Lu was followed by Get Live, who started off his set with instrumentals as he gradually built up the energy to songs like “Don’t Walk Away” by Jade and “On My Mind” by Jorja Smith. Quiana Parks and Niara Sterling were the penultimate performers, bringing a wide range of genres to their set, from the soul music of Stevie Wonder to Kendrick Lamar’s rap.
DJ Sizzle Fantastic was the final artist, celebrating the African diaspora in Latin America through music alongside her mother, who she featured as a go-go dancer. She closed out her set and the musical performances with “Cupid Shuffle” by Cupid, a song with lyrics that she said reflected the goal of the whole piece: to have music pour out from the soul and dance freely.

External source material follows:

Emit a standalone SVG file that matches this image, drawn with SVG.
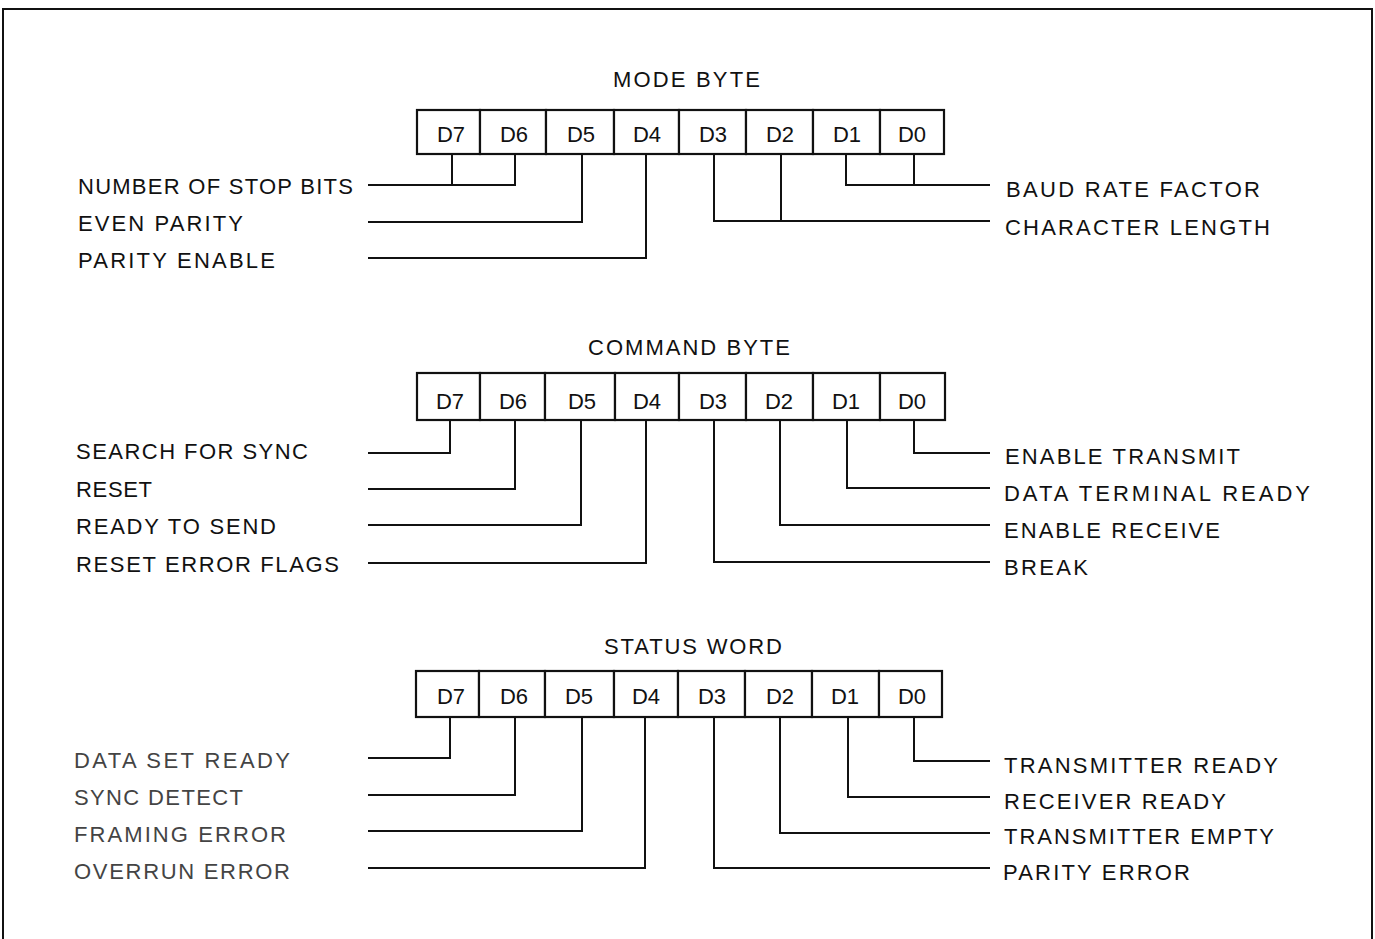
<svg xmlns="http://www.w3.org/2000/svg" width="1375" height="939" viewBox="0 0 1375 939">
<style>
text{font-family:"Liberation Sans",Arial,sans-serif;font-size:22px;fill:#111}
.cell{fill:#fff;stroke:#111;stroke-width:2.2}
.bit{text-anchor:middle}
.faint{fill:#444}
.conn{fill:none;stroke:#111;stroke-width:2}
.frame{fill:none;stroke:#111;stroke-width:2}
</style>
<rect width="1375" height="939" fill="#fff"/>
<path class="frame" d="M3,939 V9 H1372 V939"/>

<!-- MODE BYTE -->
<g id="mode-byte">
<text x="613" y="87" textLength="147" lengthAdjust="spacing">MODE BYTE</text>
<rect class="cell" x="417" y="110" width="63" height="44"/>
<rect class="cell" x="480" y="110" width="66" height="44"/>
<rect class="cell" x="546" y="110" width="68" height="44"/>
<rect class="cell" x="614" y="110" width="65" height="44"/>
<rect class="cell" x="679" y="110" width="67" height="44"/>
<rect class="cell" x="746" y="110" width="67" height="44"/>
<rect class="cell" x="813" y="110" width="67" height="44"/>
<rect class="cell" x="880" y="110" width="64" height="44"/>
<text class="bit" x="451" y="142">D7</text>
<text class="bit" x="514" y="142">D6</text>
<text class="bit" x="581" y="142">D5</text>
<text class="bit" x="647" y="142">D4</text>
<text class="bit" x="713" y="142">D3</text>
<text class="bit" x="780" y="142">D2</text>
<text class="bit" x="847" y="142">D1</text>
<text class="bit" x="912" y="142">D0</text>
</g>
<g id="mode-stop-bits"><text x="78" y="194" textLength="275" lengthAdjust="spacing">NUMBER OF STOP BITS</text></g>
<g id="mode-even-parity"><text x="78" y="231" textLength="165" lengthAdjust="spacing">EVEN PARITY</text></g>
<g id="mode-parity-enable"><text x="78" y="268" textLength="197" lengthAdjust="spacing">PARITY ENABLE</text></g>
<g id="mode-baud-rate"><text x="1006" y="197" textLength="254" lengthAdjust="spacing">BAUD RATE FACTOR</text></g>
<g id="mode-char-length"><text x="1005" y="235" textLength="265" lengthAdjust="spacing">CHARACTER LENGTH</text></g>

<!-- COMMAND BYTE -->
<g id="command-byte">
<text x="588" y="355" textLength="202" lengthAdjust="spacing">COMMAND BYTE</text>
<rect class="cell" x="417" y="373" width="63" height="47"/>
<rect class="cell" x="480" y="373" width="65" height="47"/>
<rect class="cell" x="545" y="373" width="70" height="47"/>
<rect class="cell" x="615" y="373" width="64" height="47"/>
<rect class="cell" x="679" y="373" width="67" height="47"/>
<rect class="cell" x="746" y="373" width="67" height="47"/>
<rect class="cell" x="813" y="373" width="67" height="47"/>
<rect class="cell" x="880" y="373" width="65" height="47"/>
<text class="bit" x="450" y="409">D7</text>
<text class="bit" x="513" y="409">D6</text>
<text class="bit" x="582" y="409">D5</text>
<text class="bit" x="647" y="409">D4</text>
<text class="bit" x="713" y="409">D3</text>
<text class="bit" x="779" y="409">D2</text>
<text class="bit" x="846" y="409">D1</text>
<text class="bit" x="912" y="409">D0</text>
</g>
<g id="cmd-search-sync"><text x="76" y="459" textLength="232" lengthAdjust="spacing">SEARCH FOR SYNC</text></g>
<g id="cmd-reset"><text x="76" y="497" textLength="76" lengthAdjust="spacing">RESET</text></g>
<g id="cmd-ready-to-send"><text x="76" y="534" textLength="200" lengthAdjust="spacing">READY TO SEND</text></g>
<g id="cmd-reset-error"><text x="76" y="572" textLength="263" lengthAdjust="spacing">RESET ERROR FLAGS</text></g>
<g id="cmd-enable-tx"><text x="1005" y="464" textLength="235" lengthAdjust="spacing">ENABLE TRANSMIT</text></g>
<g id="cmd-dtr"><text x="1004" y="501" textLength="306" lengthAdjust="spacing">DATA TERMINAL READY</text></g>
<g id="cmd-enable-rx"><text x="1004" y="538" textLength="216" lengthAdjust="spacing">ENABLE RECEIVE</text></g>
<g id="cmd-break"><text x="1004" y="575" textLength="84" lengthAdjust="spacing">BREAK</text></g>

<!-- STATUS WORD -->
<g id="status-word">
<text x="604" y="654" textLength="178" lengthAdjust="spacing">STATUS WORD</text>
<rect class="cell" x="416" y="671" width="63" height="46"/>
<rect class="cell" x="479" y="671" width="66" height="46"/>
<rect class="cell" x="545" y="671" width="69" height="46"/>
<rect class="cell" x="614" y="671" width="64" height="46"/>
<rect class="cell" x="678" y="671" width="67" height="46"/>
<rect class="cell" x="745" y="671" width="67" height="46"/>
<rect class="cell" x="812" y="671" width="67" height="46"/>
<rect class="cell" x="879" y="671" width="63" height="46"/>
<text class="bit" x="451" y="704">D7</text>
<text class="bit" x="514" y="704">D6</text>
<text class="bit" x="579" y="704">D5</text>
<text class="bit" x="646" y="704">D4</text>
<text class="bit" x="712" y="704">D3</text>
<text class="bit" x="780" y="704">D2</text>
<text class="bit" x="845" y="704">D1</text>
<text class="bit" x="912" y="704">D0</text>
</g>
<g id="st-dsr"><text class="faint" x="74" y="768" textLength="216" lengthAdjust="spacing">DATA SET READY</text></g>
<g id="st-sync-detect"><text class="faint" x="74" y="805" textLength="169" lengthAdjust="spacing">SYNC DETECT</text></g>
<g id="st-framing"><text class="faint" x="74" y="842" textLength="212" lengthAdjust="spacing">FRAMING ERROR</text></g>
<g id="st-overrun"><text class="faint" x="74" y="879" textLength="216" lengthAdjust="spacing">OVERRUN ERROR</text></g>
<g id="st-tx-ready"><text x="1004" y="773" textLength="274" lengthAdjust="spacing">TRANSMITTER READY</text></g>
<g id="st-rx-ready"><text x="1004" y="809" textLength="222" lengthAdjust="spacing">RECEIVER READY</text></g>
<g id="st-tx-empty"><text x="1004" y="844" textLength="270" lengthAdjust="spacing">TRANSMITTER EMPTY</text></g>
<g id="st-parity"><text x="1003" y="880" textLength="187" lengthAdjust="spacing">PARITY ERROR</text></g>

<g id="connectors">
<!-- mode -->
<path class="conn" d="M452,154 V185 M515,154 V185 H368"/>
<path class="conn" d="M582,154 V222 H368"/>
<path class="conn" d="M646,154 V258 H368"/>
<path class="conn" d="M846,154 V185 H990 M914,154 V185"/>
<path class="conn" d="M714,154 V221 H990 M781,154 V221"/>
<!-- command -->
<path class="conn" d="M450,420 V453 H368"/>
<path class="conn" d="M515,420 V489 H368"/>
<path class="conn" d="M581,420 V525 H368"/>
<path class="conn" d="M646,420 V563 H368"/>
<path class="conn" d="M914,420 V453 H990"/>
<path class="conn" d="M847,420 V488 H990"/>
<path class="conn" d="M780,420 V525 H990"/>
<path class="conn" d="M714,420 V562 H990"/>
<!-- status -->
<path class="conn" d="M450,717 V758 H368"/>
<path class="conn" d="M515,717 V795 H368"/>
<path class="conn" d="M582,717 V831 H368"/>
<path class="conn" d="M645,717 V868 H368"/>
<path class="conn" d="M914,717 V761 H990"/>
<path class="conn" d="M848,717 V797 H990"/>
<path class="conn" d="M780,717 V833 H990"/>
<path class="conn" d="M714,717 V868 H990"/>
</g>
</svg>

“We’ve been resisting this colonial state for years and years and years, and it’s a beautiful sight, a beautiful feeling to be watching this earth during this time” she said. “We’re out here laying the foundation for the generations to come.”
All of the artists interspersed their music with declarations against white supremacy and occasionally layered audio snippets of Cullors denouncing white supremacy, saying “Let’s get free!” Prior to the performance, attendees were also encouraged to submit their dance videos to be included in the live event. These videos depicting joyful dances were green screened behind the artists and their musical equipment, including footage of members of the UCLA Gymnastics team performing their floor routines. Every aspect of the performance reminded viewers to rejoice and use their bodies as a collective act of resistance against racism and hatred.
With funky retro graphics, videos of enthusiastic dancing and hours of live music, “F*ck White Supremacy, Let’s Get Free” was a liberating event, Christovale said. In her final statement, Cullors said that she was glad that unity, love and community were emphasized by this event, especially in the context of white supremacist events happening in Southern California.
“I want you all to remember that the only way that we get free is by being with each other, by being in community, by loving on each other, by showing up for one another,” Cullors said. “The only way we could (be) free is fighting for abolition, (and the) abolition that exists right now is (in) how we care for each other.”